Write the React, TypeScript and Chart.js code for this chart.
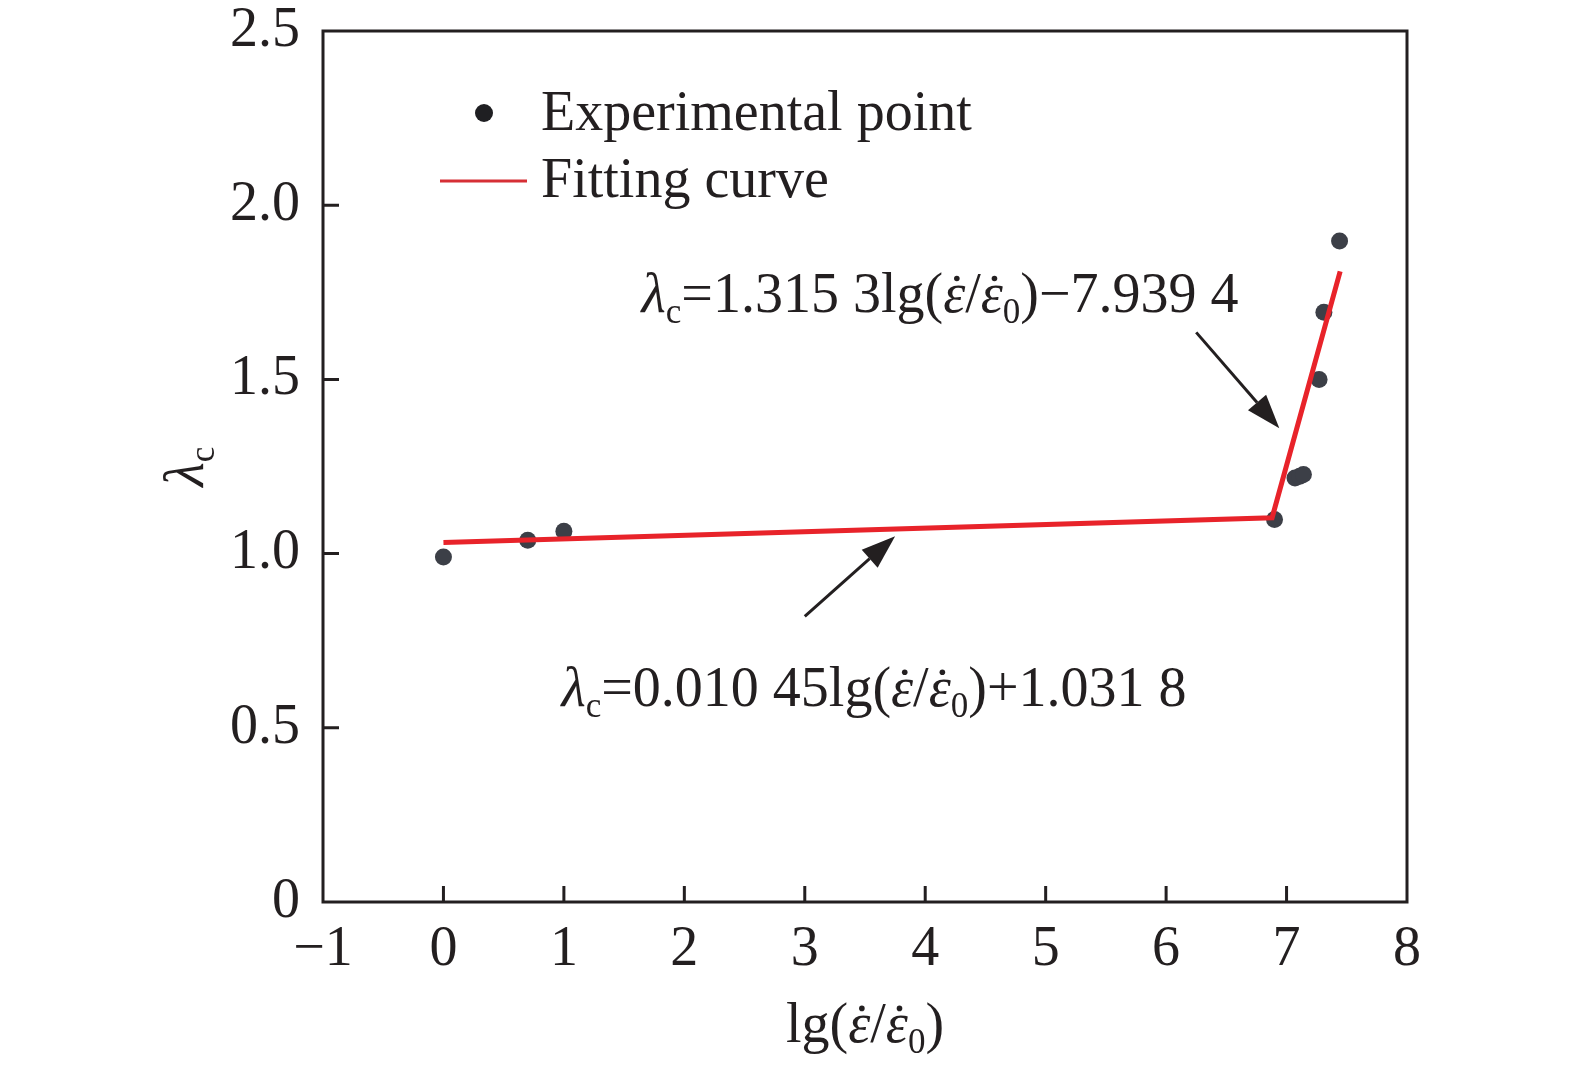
import { useEffect, useRef } from 'react';
import Chart from 'chart.js/auto';

// experimental points
const expX = [0, 0.7, 1.0, 6.9, 7.07, 7.11, 7.14, 7.27, 7.31, 7.44];
const expY = [0.99, 1.038, 1.064, 1.098, 1.217, 1.222, 1.227, 1.5, 1.693, 1.897];
// fitted broken line (two segments)
const fitX = [0, 6.88, 7.445];
const fitY = [1.032, 1.103, 1.81];
const xTicks = [-1, 0, 1, 2, 3, 4, 5, 6, 7, 8];
const yTicks = [0, 0.5, 1.0, 1.5, 2.0, 2.5];

const INK = '#231f20';
const RED = '#e8232a';
const DOT = '#3c3f47';
const SERIF = '"Liberation Serif", "Times New Roman", serif';
const FS = 56;

type Run = { t: string; it?: boolean; sub?: boolean; dot?: boolean };

const eqUpper: Run[] = [
  { t: 'λ', it: true }, { t: 'c', sub: true }, { t: '=1.315 3lg(' },
  { t: 'ε', it: true, dot: true }, { t: '/' }, { t: 'ε', it: true, dot: true },
  { t: '0', sub: true }, { t: ')−7.939 4' },
];
const eqLower: Run[] = [
  { t: 'λ', it: true }, { t: 'c', sub: true }, { t: '=0.010 45lg(' },
  { t: 'ε', it: true, dot: true }, { t: '/' }, { t: 'ε', it: true, dot: true },
  { t: '0', sub: true }, { t: ')+1.031 8' },
];
const xTitle: Run[] = [
  { t: 'lg(' }, { t: 'ε', it: true, dot: true }, { t: '/' },
  { t: 'ε', it: true, dot: true }, { t: '0', sub: true }, { t: ')' },
];
const yTitle: Run[] = [{ t: 'λ', it: true }, { t: 'c', sub: true }];

function runFont(r: Run) {
  return `${r.it ? 'italic ' : ''}${r.sub ? Math.round(FS * 0.62) : FS}px ${SERIF}`;
}

function runsWidth(ctx: CanvasRenderingContext2D, runs: Run[]) {
  let w = 0;
  for (const r of runs) { ctx.font = runFont(r); w += ctx.measureText(r.t).width; }
  return w;
}

function drawRuns(ctx: CanvasRenderingContext2D, x: number, y: number, runs: Run[]) {
  let cx = x;
  ctx.fillStyle = INK;
  ctx.textBaseline = 'alphabetic';
  ctx.textAlign = 'left';
  for (const r of runs) {
    ctx.font = runFont(r);
    const w = ctx.measureText(r.t).width;
    ctx.fillText(r.t, cx, r.sub ? y + FS * 0.2 : y);
    if (r.dot) {
      ctx.beginPath();
      ctx.arc(cx + w * 0.62, y - FS * 0.6, 2.8, 0, Math.PI * 2);
      ctx.fill();
    }
    cx += w;
  }
}

function arrow(ctx: CanvasRenderingContext2D, x1: number, y1: number, x2: number, y2: number) {
  const ang = Math.atan2(y2 - y1, x2 - x1);
  const L = 34, W = 12;
  const bx = x2 - L * Math.cos(ang), by = y2 - L * Math.sin(ang);
  ctx.strokeStyle = INK; ctx.fillStyle = INK; ctx.lineWidth = 3;
  ctx.beginPath(); ctx.moveTo(x1, y1); ctx.lineTo(bx, by); ctx.stroke();
  ctx.beginPath();
  ctx.moveTo(x2, y2);
  ctx.lineTo(bx + W * Math.sin(ang), by - W * Math.cos(ang));
  ctx.lineTo(bx - W * Math.sin(ang), by + W * Math.cos(ang));
  ctx.closePath(); ctx.fill();
}

const decor = {
  id: 'decor',
  afterDraw(chart: any) {
    const { ctx, chartArea: a, scales: { x, y } } = chart;
    ctx.save();
    // frame
    ctx.strokeStyle = INK; ctx.lineWidth = 3;
    ctx.strokeRect(a.left, a.top, a.right - a.left, a.bottom - a.top);
    // inward ticks on bottom and left
    ctx.beginPath();
    for (const v of xTicks) {
      const px = x.getPixelForValue(v);
      if (px <= a.left + 2 || px >= a.right - 2) continue;
      ctx.moveTo(px, a.bottom); ctx.lineTo(px, a.bottom - 16);
    }
    for (const v of yTicks) {
      const py = y.getPixelForValue(v);
      if (py <= a.top + 2 || py >= a.bottom - 2) continue;
      ctx.moveTo(a.left, py); ctx.lineTo(a.left + 16, py);
    }
    ctx.stroke();

    // legend
    const lx = a.left, ly = a.top;
    ctx.fillStyle = '#1f1f22';
    ctx.beginPath(); ctx.arc(lx + 161, ly + 82, 9, 0, Math.PI * 2); ctx.fill();
    drawRuns(ctx, lx + 218, ly + 99, [{ t: 'Experimental point' }]);
    ctx.strokeStyle = '#d62f35'; ctx.lineWidth = 3;
    ctx.beginPath(); ctx.moveTo(lx + 117, ly + 150); ctx.lineTo(lx + 204, ly + 150); ctx.stroke();
    drawRuns(ctx, lx + 218, ly + 166, [{ t: 'Fitting curve' }]);

    // annotations
    arrow(ctx, x.getPixelForValue(6.25), y.getPixelForValue(1.635), x.getPixelForValue(6.94), y.getPixelForValue(1.36));
    arrow(ctx, x.getPixelForValue(3.0), y.getPixelForValue(0.82), x.getPixelForValue(3.75), y.getPixelForValue(1.05));
    drawRuns(ctx, x.getPixelForValue(1.645), y.getPixelForValue(1.693), eqUpper);
    drawRuns(ctx, x.getPixelForValue(0.98), y.getPixelForValue(0.563), eqLower);

    // axis titles
    const xw = runsWidth(ctx, xTitle);
    drawRuns(ctx, (a.left + a.right) / 2 - xw / 2, a.bottom + 140, xTitle);
    ctx.translate(a.left - 120, (a.top + a.bottom) / 2);
    ctx.rotate(-Math.PI / 2);
    const yw = runsWidth(ctx, yTitle);
    drawRuns(ctx, -yw / 2, 0, yTitle);
    ctx.restore();
  },
};

export default function App() {
  const canvasRef = useRef<HTMLCanvasElement>(null);

  useEffect(() => {
    document.body.style.margin = '0';
    if (!canvasRef.current) return;
    const tickFont = { family: SERIF, size: FS };
    const chart = new Chart(canvasRef.current, {
      type: 'scatter',
      data: {
        datasets: [
          {
            label: 'Fitting curve',
            data: fitX.map((v, i) => ({ x: v, y: fitY[i] })),
            showLine: true,
            borderColor: RED,
            borderWidth: 5,
            pointRadius: 0,
            order: 0,
          },
          {
            label: 'Experimental point',
            data: expX.map((v, i) => ({ x: v, y: expY[i] })),
            backgroundColor: DOT,
            borderWidth: 0,
            pointRadius: 8.5,
            order: 1,
          },
        ],
      },
      plugins: [decor],
      options: {
        responsive: true,
        maintainAspectRatio: false,
        animation: false,
        layout: { padding: { top: 31, right: 168, left: 0, bottom: 0 } },
        plugins: { legend: { display: false }, tooltip: { enabled: false } },
        scales: {
          x: {
            type: 'linear',
            min: -1,
            max: 8,
            afterBuildTicks: (s: any) => { s.ticks = xTicks.map((v) => ({ value: v })); },
            afterFit: (s: any) => { s.height = 175; s.paddingLeft = 0; s.paddingRight = 0; },
            grid: { display: false },
            border: { display: false },
            ticks: {
              font: tickFont,
              color: INK,
              padding: 7,
              maxRotation: 0,
              callback: (v: any) => (v < 0 ? '−' + Math.abs(v) : String(v)),
            },
          },
          y: {
            type: 'linear',
            min: 0,
            max: 2.5,
            afterBuildTicks: (s: any) => { s.ticks = yTicks.map((v) => ({ value: v })); },
            afterFit: (s: any) => { s.width = 323; s.paddingTop = 0; s.paddingBottom = 0; },
            grid: { display: false },
            border: { display: false },
            ticks: {
              font: tickFont,
              color: INK,
              padding: 15,
              callback: (v: any) => (v === 0 ? '0' : Number(v).toFixed(1)),
            },
          },
        },
      },
    });
    return () => chart.destroy();
  }, []);

  return (
    <div style={{ width: 1575, height: 1077, position: 'relative', background: '#fff' }}>
      <canvas ref={canvasRef} />
    </div>
  );
}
● ● ● ● ●
Objective: Pictures stay out. Repeat only the lines from the beginning of the data through the line that has "import Chart from 'chart.js/auto';".

Result for this exercise:
Write the React, TypeScript and Chart.js code for this chart.
import { useEffect, useRef } from 'react';
import Chart from 'chart.js/auto';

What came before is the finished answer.